Tornano in auge le musicassette, i supporti a nastro magnetico sconosciuti a molte nuove generazioni ma che dalla metà degli anni sessanta fino all’inizio degli anni 2000 sono stati il metodo più diffuso, economico e semplice per la distribuzione di musica.
Steve Stepp, Presidente della statunitense National Audio Company (NAC) con Ars Technica ha parlato di una crescita de 20% rispetto allo stesso periodo dello scorso anno, con volumi di vendita cresciuti fino al 31% a ottobre di quest’anno.
“Non abbiamo mai pensato che l’audiocassetta era finita” ha detto Stepp, spiegando che con l’arrivo dei CD vari competitor della sua azienda sono usciti dal mercato e altri si sono dedicati esclusivamente alla produzione di CD, consentendo loro di acquisire i concorrenti sparsi per gli USA.
NAC continua a comprare società specializzate nella produzione di audiocassette (l’ultima, la società di un suo amico nel Kansas), ha otto linee di produzione dedicate e impiega più di 40 persone (inclusi 4 grafici e nove ingegneri audio).

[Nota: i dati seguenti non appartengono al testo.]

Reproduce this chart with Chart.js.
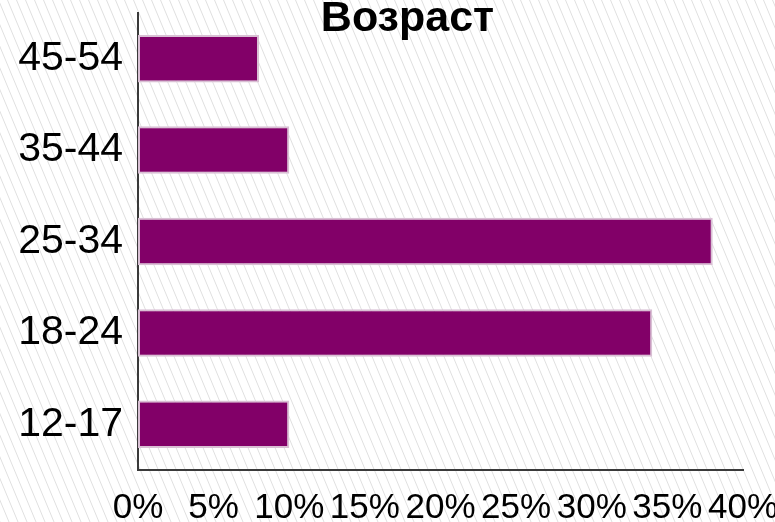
<!DOCTYPE html>
<html>
<head>
<meta charset="utf-8">
<script src="https://cdn.jsdelivr.net/npm/chart.js@4"></script>
<style>
  html, body { margin: 0; padding: 0; background: #fff; }
  #wrap { width: 775px; height: 522px; }
</style>
</head>
<body>
<div id="wrap"><canvas id="container" width="775" height="522"></canvas></div>
<script>
const ageGroups = ['45-54', '35-44', '25-34', '18-24', '12-17'];
const shares = [8, 10, 38, 34, 10];
const xTicks = [0, 5, 10, 15, 20, 25, 30, 35, 40];
const chartTitle = 'Возраст';

// hatched background
const hatchBg = {
    id: 'hatchBg',
    beforeDraw(c) {
        const ctx = c.ctx;
        const w = c.width, h = c.height;
        ctx.save();
        ctx.fillStyle = '#ffffff';
        ctx.fillRect(0, 0, w, h);
        ctx.strokeStyle = '#e0e0e0';
        ctx.lineWidth = 1;
        const run = h / 2.4;
        ctx.beginPath();
        for (let x = -run; x < w + 9; x += 9) {
            ctx.moveTo(x, 0);
            ctx.lineTo(x + run, h);
        }
        ctx.stroke();
        ctx.restore();
    }
};

// title overlaps the top of the plot, so it is drawn on top instead of taking layout space
const topTitle = {
    id: 'topTitle',
    afterDraw(c) {
        const ctx = c.ctx;
        ctx.save();
        ctx.font = 'bold 43px "Liberation Sans", Arial, sans-serif';
        ctx.fillStyle = '#000';
        ctx.textAlign = 'center';
        ctx.textBaseline = 'alphabetic';
        ctx.fillText(chartTitle, (c.chartArea.left - 98 + c.width) / 2, 31);
        ctx.restore();
    }
};

const ctx = document.getElementById('container').getContext('2d');

const chart = new Chart(ctx, {
    type: 'bar',
    data: {
        labels: ageGroups,
        datasets: [{
            label: chartTitle,
            data: shares,
            backgroundColor: '#820068',
            borderColor: '#d9c0d4',
            borderWidth: 2,
            borderSkipped: false,
            barPercentage: 0.52,
            categoryPercentage: 1
        }]
    },
    options: {
        indexAxis: 'y',
        responsive: false,
        animation: false,
        layout: { padding: { left: 0, top: 13, right: 0, bottom: 0 } },
        plugins: {
            legend: { display: false },
            tooltip: { enabled: false },
            title: { display: false }
        },
        scales: {
            x: {
                min: 0,
                max: 40,
                afterBuildTicks: s => { s.ticks = xTicks.map(v => ({ value: v })); },
                afterFit: s => { s.height = 52; s.paddingRight = 32; s.paddingLeft = 0; },
                grid: { display: false },
                border: { display: true, color: '#3a3a3a', width: 2 },
                ticks: {
                    autoSkip: false,
                    maxRotation: 0,
                    padding: 9,
                    color: '#000',
                    font: { family: 'Liberation Sans', size: 35 },
                    callback: v => v + '%'
                }
            },
            y: {
                afterFit: s => { s.width = 138; s.paddingTop = 0; s.paddingBottom = 0; },
                grid: { display: false },
                border: { display: true, color: '#3a3a3a', width: 2 },
                ticks: {
                    padding: 7,
                    color: '#000',
                    font: { family: 'Liberation Sans', size: 41 }
                }
            }
        }
    },
    plugins: [hatchBg, topTitle]
});
</script>
</body>
</html>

Alcuni macchinari per la produzione sono stati acquisiti in passato solo per recuperare parti di ricambio, giacché molti di questi sono introvabili.
Il 2016 secondo Stepp è un mercato in crescita, e la sua azienda ha registrato ordini anche da Finlandia, Estonia e Russia, paesi dove evidentemente altri competitor hanno gettato la spugna tempo addietro.
Tra i dispositivi che indubbiamente contribuirono al successo delle musicassette, il Walkman di Sony, re incontrastato della musica portatile fino all’avvento di Phone, iPod e altri lettori portatili di musica.
Il ritorno delle musicassette è da molti bollato come una moda passeggera e inutile: si tratta di supporti poco pratici e affidabili e che non offrono sostanzialmente alcun vantaggio rispetto al digitale. Il mercato è probabilmente mantenuto in vita da appassionati che amano riavvolgere il nastro, cambiare lato, andare avanti e indietro e così via: gestualità di nostalgici senza alcun senso pratico.